Goal:
Repeat the material exactly from its first line to the line that includes "const data = strain.map((s, i)". Skip pictures.
┄┄┄┄┄┄
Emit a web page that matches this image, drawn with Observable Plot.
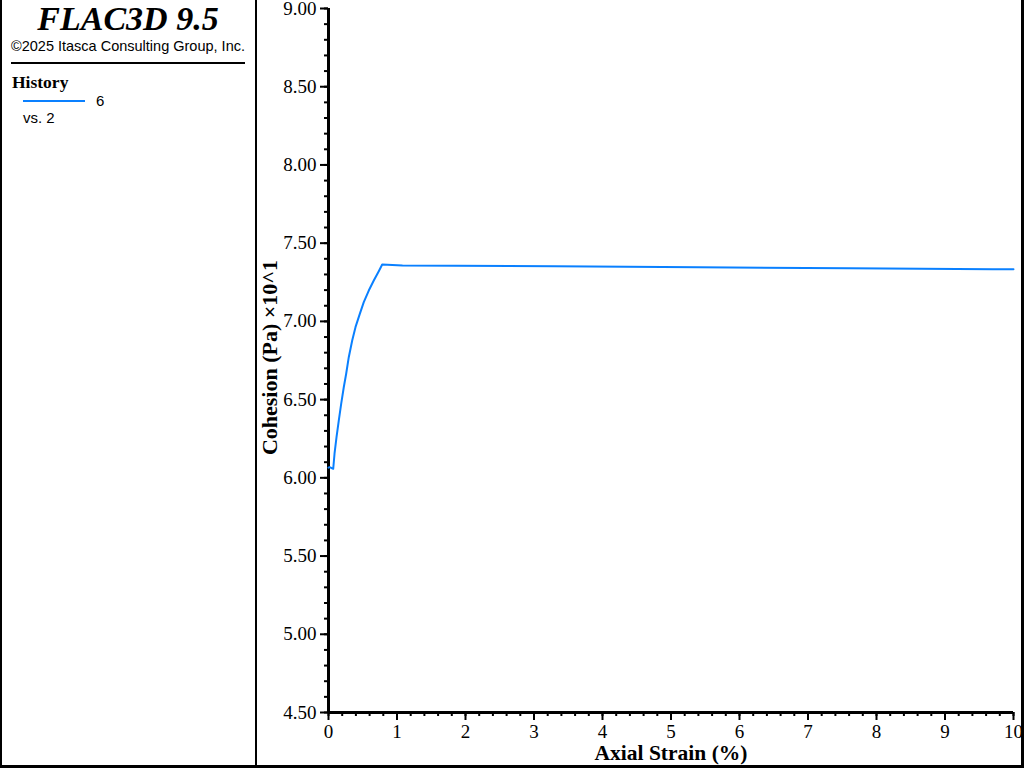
<!DOCTYPE html>
<html>
<head>
<meta charset="utf-8">
<script src="https://cdn.jsdelivr.net/npm/d3@7"></script>
<script src="https://cdn.jsdelivr.net/npm/@observablehq/plot@0.6"></script>
<style>
  html, body { margin: 0; padding: 0; background: #fff; }
  #chart { position: absolute; left: 0; top: 0; width: 1024px; height: 768px; }
</style>
</head>
<body>
<div id="chart"></div>
<script>
// Data
const strain = [0, 0.015, 0.069, 0.088, 0.117, 0.150, 0.185, 0.223, 0.258, 0.296, 0.346, 0.394, 0.457, 0.515, 0.588, 0.661, 0.734, 0.784, 1.08, 3.3, 5.4, 7.6, 9.7, 10];
const cohesion = [6.065, 6.068, 6.058, 6.154, 6.260, 6.366, 6.473, 6.579, 6.665, 6.771, 6.878, 6.963, 7.048, 7.123, 7.197, 7.261, 7.321, 7.364, 7.358, 7.352, 7.346, 7.340, 7.334, 7.333];
const xMajorTicks = [0, 1, 2, 3, 4, 5, 6, 7, 8, 9, 10];
const xMinorTicks = d3.range(0, 51).map(i => i / 5);
const yMajorTicks = [4.5, 5.0, 5.5, 6.0, 6.5, 7.0, 7.5, 8.0, 8.5, 9.0];
const yMinorTicks = d3.range(45, 91).map(i => i / 10);
const xLabel = "Axial Strain (%)";
const yLabel = "Cohesion (Pa) ×10^1";
const titleText = "FLAC3D 9.5";
const copyrightText = "©2025 Itasca Consulting Group, Inc.";
const legendTitle = "History";
const seriesName = "6";
const seriesVs = "vs. 2";
const lineColor = "#0a80ff";

const data = strain.map((s, i) => ({strain: s, cohesion: cohesion[i]}));

const chart = Plot.plot({
  width: 1024,
  height: 768,
  marginLeft: 328,
  marginRight: 11,
  marginTop: 8,
  marginBottom: 56,
  style: {fontFamily: "'Liberation Serif', 'Times New Roman', serif", fontSize: "19px", color: "#000", background: "#fff", overflow: "visible"},
  x: {domain: [0, 10]},
  y: {domain: [4.5, 9]},
  marks: [
    Plot.axisY(yMinorTicks, {tickSize: 4, tickFormat: () => "", strokeWidth: 2, label: null}),
    Plot.axisY(yMajorTicks, {tickSize: 8, tickPadding: 4, strokeWidth: 2, tickFormat: d => d.toFixed(2), fontSize: 19, label: null}),
    Plot.axisX(xMinorTicks, {tickSize: 4, tickFormat: () => "", strokeWidth: 2, label: null}),
    Plot.axisX(xMajorTicks, {tickSize: 8, tickPadding: 4, strokeWidth: 2, tickFormat: d => String(d), fontSize: 19, label: null}),
    Plot.ruleX([0], {strokeWidth: 3}),
    Plot.ruleY([4.5], {strokeWidth: 3}),
    Plot.line(data, {x: "strain", y: "cohesion", stroke: lineColor, strokeWidth: 2}),
    Plot.text([xLabel], {frameAnchor: "bottom", lineAnchor: "middle", textAnchor: "middle", dy: 41, fontWeight: "bold", fontSize: 21.5}),
    Plot.text([yLabel], {frameAnchor: "left", lineAnchor: "middle", textAnchor: "middle", rotate: -90, dx: -59, dy: -3, fontWeight: "bold", fontSize: 22})
  ]
});

document.getElementById("chart").appendChild(chart);

// Frame and legend panel
const svg = d3.select(chart);
const g = svg.append("g").attr("text-anchor", "start");
g.append("rect").attr("x", 0).attr("y", 0).attr("width", 2).attr("height", 768).attr("fill", "#000");
g.append("rect").attr("x", 1021).attr("y", 0).attr("width", 3).attr("height", 768).attr("fill", "#000");
g.append("rect").attr("x", 0).attr("y", 765).attr("width", 1024).attr("height", 3).attr("fill", "#000");
g.append("rect").attr("x", 255).attr("y", 0).attr("width", 2).attr("height", 768).attr("fill", "#000");

g.append("text").attr("x", 128).attr("y", 30).attr("text-anchor", "middle")
  .attr("font-family", "'Liberation Serif', serif").attr("font-weight", "bold").attr("font-style", "italic")
  .attr("font-size", 34).attr("fill", "#000").text(titleText);
g.append("text").attr("x", 128).attr("y", 51).attr("text-anchor", "middle")
  .attr("font-family", "'Liberation Sans', Arial, sans-serif").attr("font-size", 14.5).attr("fill", "#000").text(copyrightText);
g.append("rect").attr("x", 11).attr("y", 62).attr("width", 234).attr("height", 2).attr("fill", "#000");
g.append("text").attr("x", 12).attr("y", 88).attr("text-anchor", "start")
  .attr("font-family", "'Liberation Serif', serif").attr("font-weight", "bold").attr("font-size", 17.5).attr("fill", "#000").text(legendTitle);
g.append("rect").attr("x", 23).attr("y", 100).attr("width", 62).attr("height", 2).attr("fill", lineColor);
g.append("text").attr("x", 96).attr("y", 106).attr("text-anchor", "start")
  .attr("font-family", "'Liberation Sans', Arial, sans-serif").attr("font-size", 15).attr("fill", "#000").text(seriesName);
g.append("text").attr("x", 23).attr("y", 123).attr("text-anchor", "start")
  .attr("font-family", "'Liberation Sans', Arial, sans-serif").attr("font-size", 15).attr("fill", "#000").text(seriesVs);
</script>
</body>
</html>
┄┄┄┄┄┄
Answer in full:
Emit a web page that matches this image, drawn with Observable Plot.
<!DOCTYPE html>
<html>
<head>
<meta charset="utf-8">
<script src="https://cdn.jsdelivr.net/npm/d3@7"></script>
<script src="https://cdn.jsdelivr.net/npm/@observablehq/plot@0.6"></script>
<style>
  html, body { margin: 0; padding: 0; background: #fff; }
  #chart { position: absolute; left: 0; top: 0; width: 1024px; height: 768px; }
</style>
</head>
<body>
<div id="chart"></div>
<script>
// Data
const strain = [0, 0.015, 0.069, 0.088, 0.117, 0.150, 0.185, 0.223, 0.258, 0.296, 0.346, 0.394, 0.457, 0.515, 0.588, 0.661, 0.734, 0.784, 1.08, 3.3, 5.4, 7.6, 9.7, 10];
const cohesion = [6.065, 6.068, 6.058, 6.154, 6.260, 6.366, 6.473, 6.579, 6.665, 6.771, 6.878, 6.963, 7.048, 7.123, 7.197, 7.261, 7.321, 7.364, 7.358, 7.352, 7.346, 7.340, 7.334, 7.333];
const xMajorTicks = [0, 1, 2, 3, 4, 5, 6, 7, 8, 9, 10];
const xMinorTicks = d3.range(0, 51).map(i => i / 5);
const yMajorTicks = [4.5, 5.0, 5.5, 6.0, 6.5, 7.0, 7.5, 8.0, 8.5, 9.0];
const yMinorTicks = d3.range(45, 91).map(i => i / 10);
const xLabel = "Axial Strain (%)";
const yLabel = "Cohesion (Pa) ×10^1";
const titleText = "FLAC3D 9.5";
const copyrightText = "©2025 Itasca Consulting Group, Inc.";
const legendTitle = "History";
const seriesName = "6";
const seriesVs = "vs. 2";
const lineColor = "#0a80ff";

const data = strain.map((s, i) => ({strain: s, cohesion: cohesion[i]}));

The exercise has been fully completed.